By guest author Albert Ong
Imagine a business with perfect inventory management: inventory that flows in and out of a warehouse like a stream, sending out orders quickly and efficiently without any delays. Stock would be replenished just at the right time, without the need to carry excess or slow-moving inventory. Alas, that’s not the case for most sellers.
According to a recent survey, 43 percent of small businesses do not have adequate inventory control:
By not tracking inventory, you could easily run out of stock, losing potential customers. Worse, you might end up overselling, which leads to a mountain of backorders, cancellations or frustrated customers itching to drop negative reviews.
In the same vein, overstocking is almost as bad as understocking. Stale, excess and slow-moving inventory ties up capital and warehouse space. Each day these items are not sold, they get in the way of faster-moving items, requiring management and are subject to damage, depreciation and obsolescence.
Today’s customers are harder to please and easier to lose, and fulfillment delays due to stockouts will leave a bad customer experience. The best treatment for overstocking and understocking is a preventative one. Though it’s easier said than done, it all starts with properly tracking inventory, eliminating excess, and forecasting stock requirements.
Before you can track inventory properly, it’s very important to get accurate inventory counts for each warehouse you manage. Cycle counting is a popular inventory auditing technique. Not only is it less disruptive than traditional physical counting, it also takes significantly less time and labor.

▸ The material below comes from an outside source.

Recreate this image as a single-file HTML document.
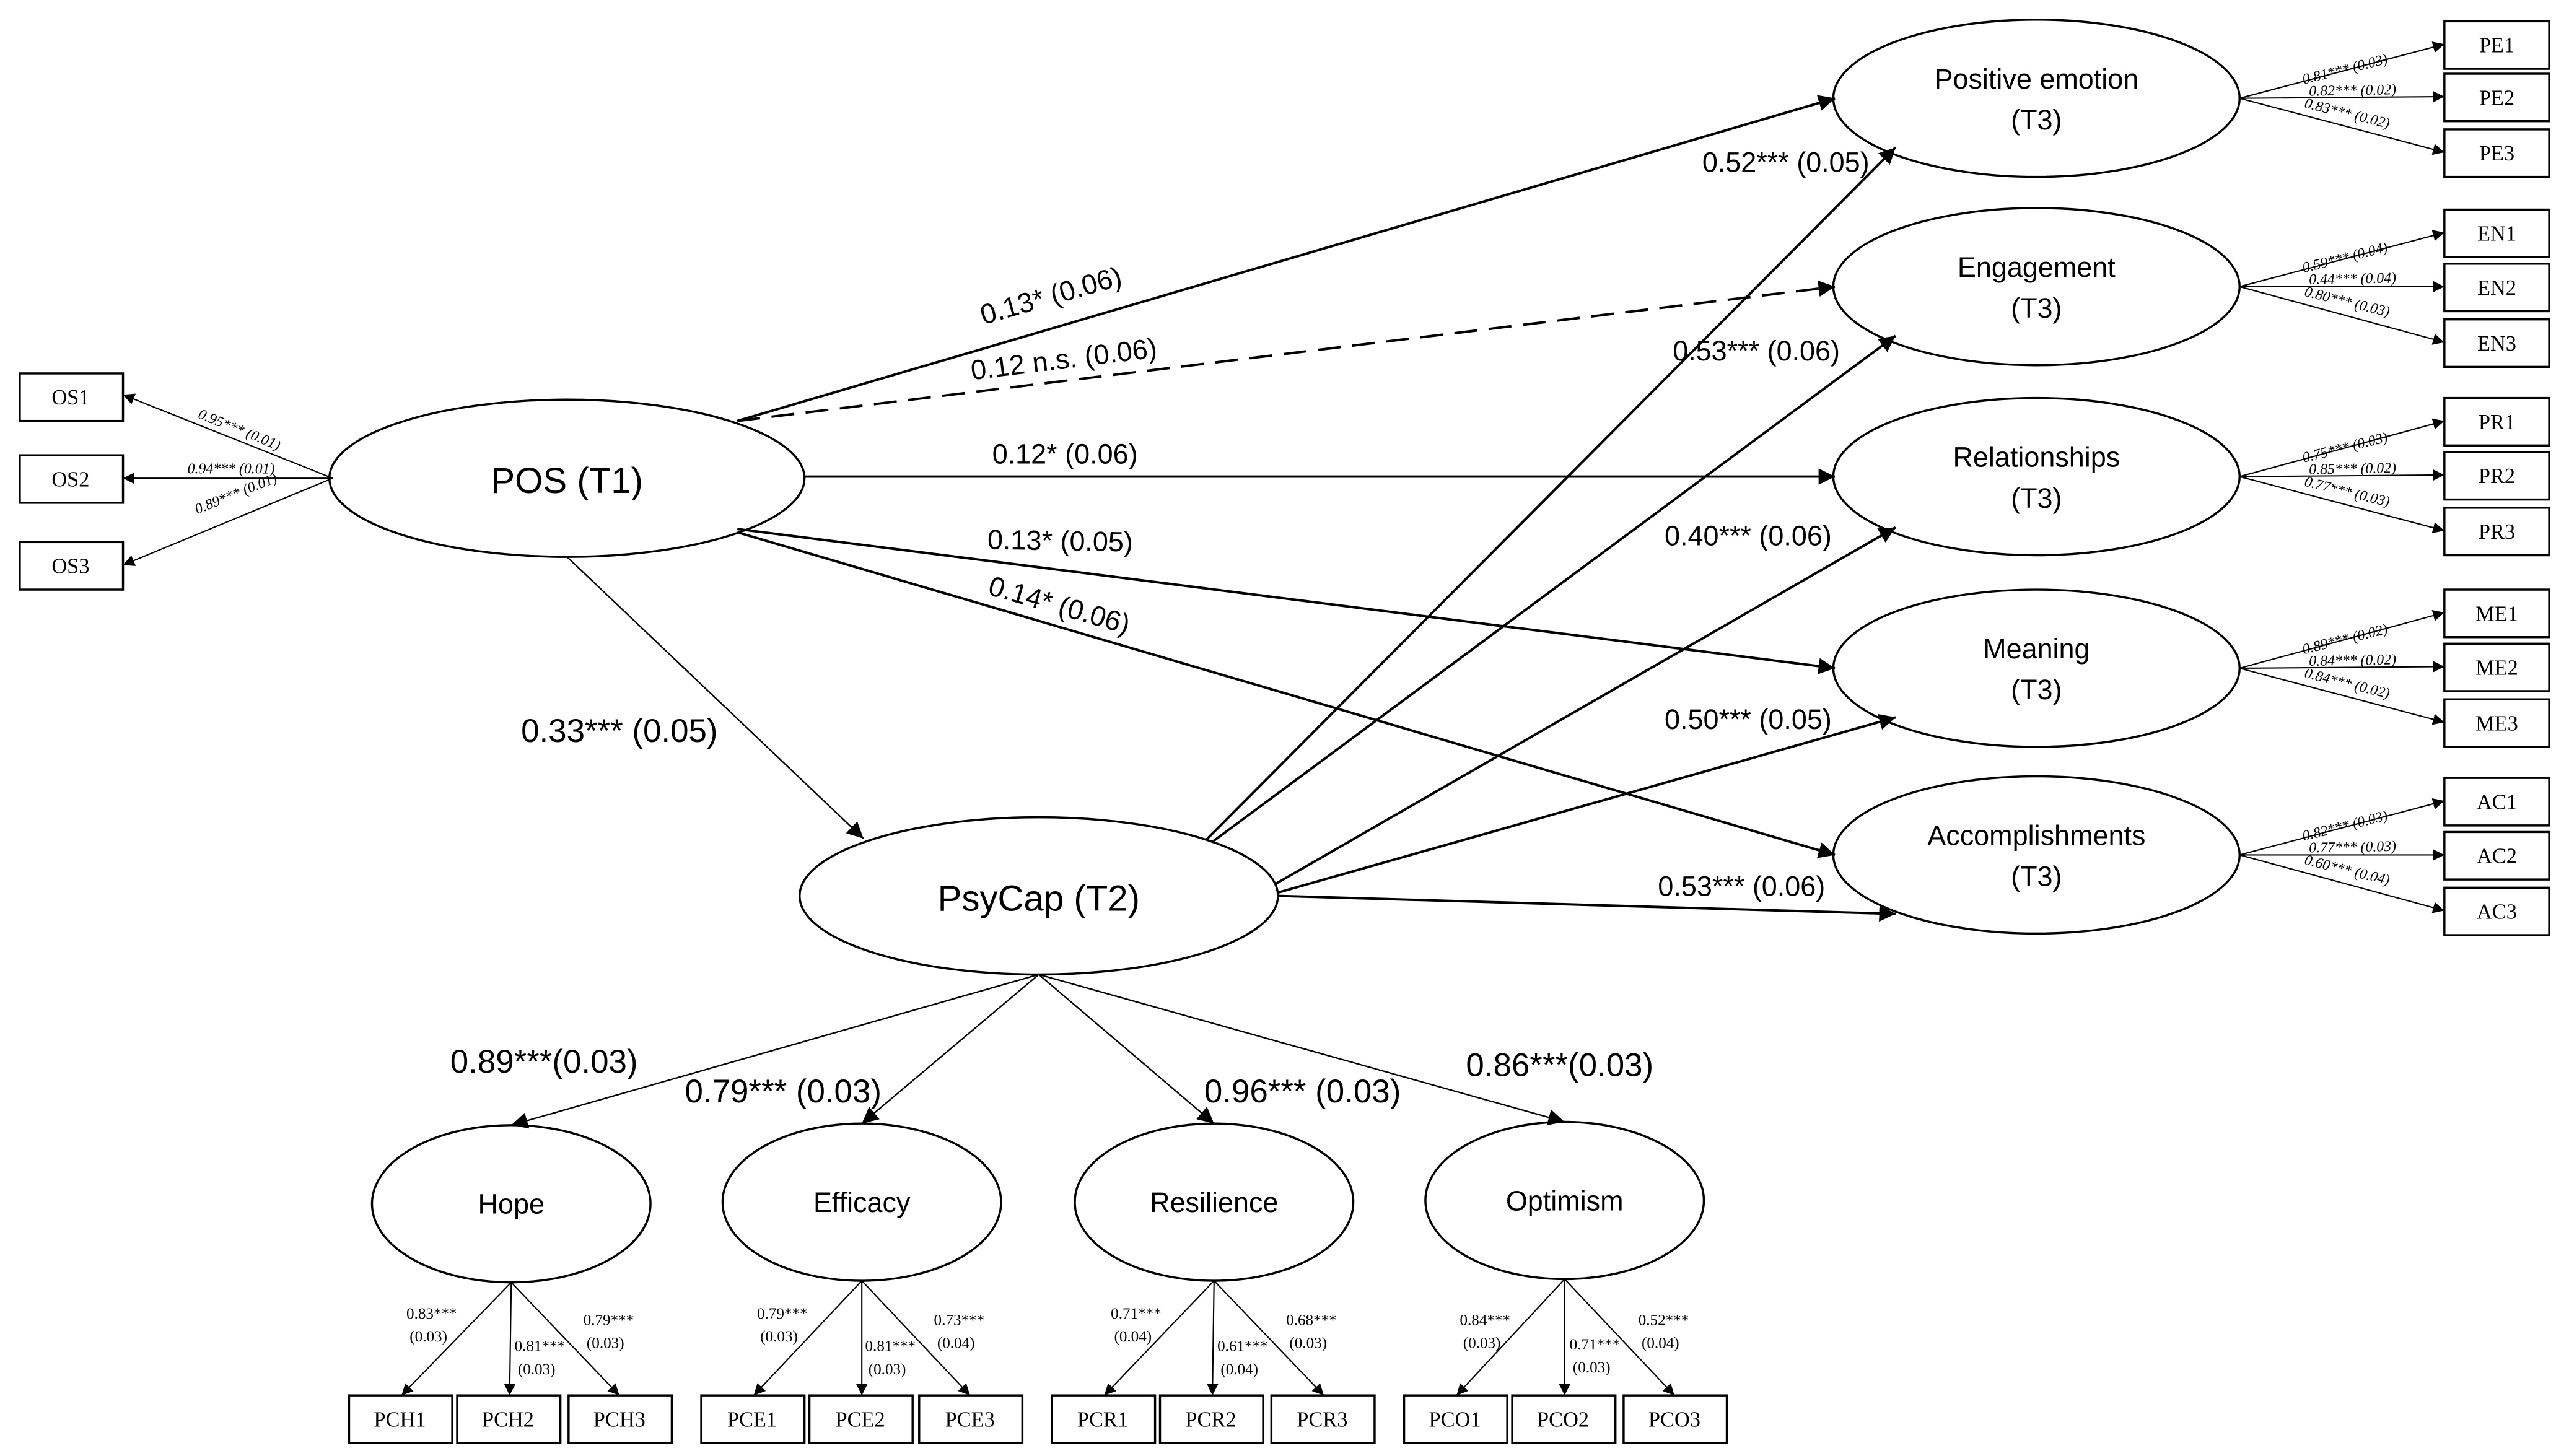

Instead of freezing your facility’s operations to perform a full audit, with cycle counting, you’ll only need to audit a few items in a specific location on specified dates. Cycle counting should be scheduled as often as possible and done at the start of the day before it gets too busy in the warehouse.
If done correctly, cycle counting can replace annual physical audits and improve inventory visibility. If paired with automation tools, such as barcode scanners and a dedicated inventory tracking system, you will be able to project stock requirements effectively and reduce the risks of overstocking and understocking.
What defines slow-moving inventory can vary by industry, depending on product demand. Generally, if you haven’t sold an item of a particular SKU within 90-120 days, then that SKU should be reordered less frequently than your faster-moving items.
Afraid of stockouts, retailers might end up buying too much inventory, without proper data to inform their purchasing decisions. Sluggish inventory should be dealt with to free up space and allow for more options.
There are many creative ways to sell excess inventory without immediately marking prices down. In fact, liquidators should be your last resort.
Before declaring your items “dead” inventory, first ask yourself the following questions:
Perhaps your images and listing content need updating. Maybe you need to help customers find or understand these products better, either by simplifying the purchasing path on your site or by using email marketing.
Another way to create deals is to pair your slow sellers with best sellers through product bundling. Shoppers love a great bargain, so instead of slashing prices, consider bundling them with popular SKUs. Bundling expands your product assortment and allows you to try different combinations. Do some testing to see what works and what doesn’t.
Some buyers might enjoy multi-pack bundles, while mystery or gift bundles can appeal to certain customers. If that doesn’t work, you should consider flash sales and clearance sales. It’s better to sell at a loss than keep dead inventory obstructing your cash flow.
Still, the best solution is to prevent overstocking in the first place.
The ultimate goal is to adopt a leaner approach to inventory and warehousing: keeping only what you need. This minimalist approach not only reduces time spent counting and searching for inventory, but it also cuts down material handling time, such as picking, putaway, palletizing, and other manual labor.
Of course, the prerequisite to this is having the confidence of inventory control and forecasting before you can start eliminating safety stocks.
Having more accurate data is the first step for optimizing inventory levels. Sales performance, seasonality and shipping frequency can all help you forecast your stock requirements, giving you vital information in determining what sells, how often, and how much to keep.
But let’s face it: tracking inventory, counting stock, and making projections are all extremely tedious and inefficient when done manually, especially if your goal is to grow and expand on to multiple marketplaces.
It takes a lot of time, patience, and attention to detail when using spreadsheets to calculate reorder points and reorder quantities for every single SKU, while accounting for each vendor’s lead time, just to know the precise moment to purchase inventory.
The more complex the spreadsheet, the higher the chance for error. And when you carry thousands of products and handle orders from multiple channels, the last thing you want is for human error to break the system, directly affecting your reputation on those marketplaces.
This is why 50 percent of high-volume retailers are choosing to invest in more dedicated warehouse automation software, according to Zebra Technologies. When you manage orders from different stores and marketplaces, or when you start multiplying your warehouses, spreadsheets and manual processes will not give you adequate stock visibility or projections.
You’ll need a robust inventory automation software to streamline and optimize your stock levels across all platforms.
If you decide to shop for an inventory management system, make sure it can track your best and worst performing SKUs and determine the best time to reorder. It should be able to manage vendors and purchase orders, while also taking into account your other needs, such as FBA, drop shipping or 3PL integrations.
Only then will you be able to process orders and inventory like a steady stream.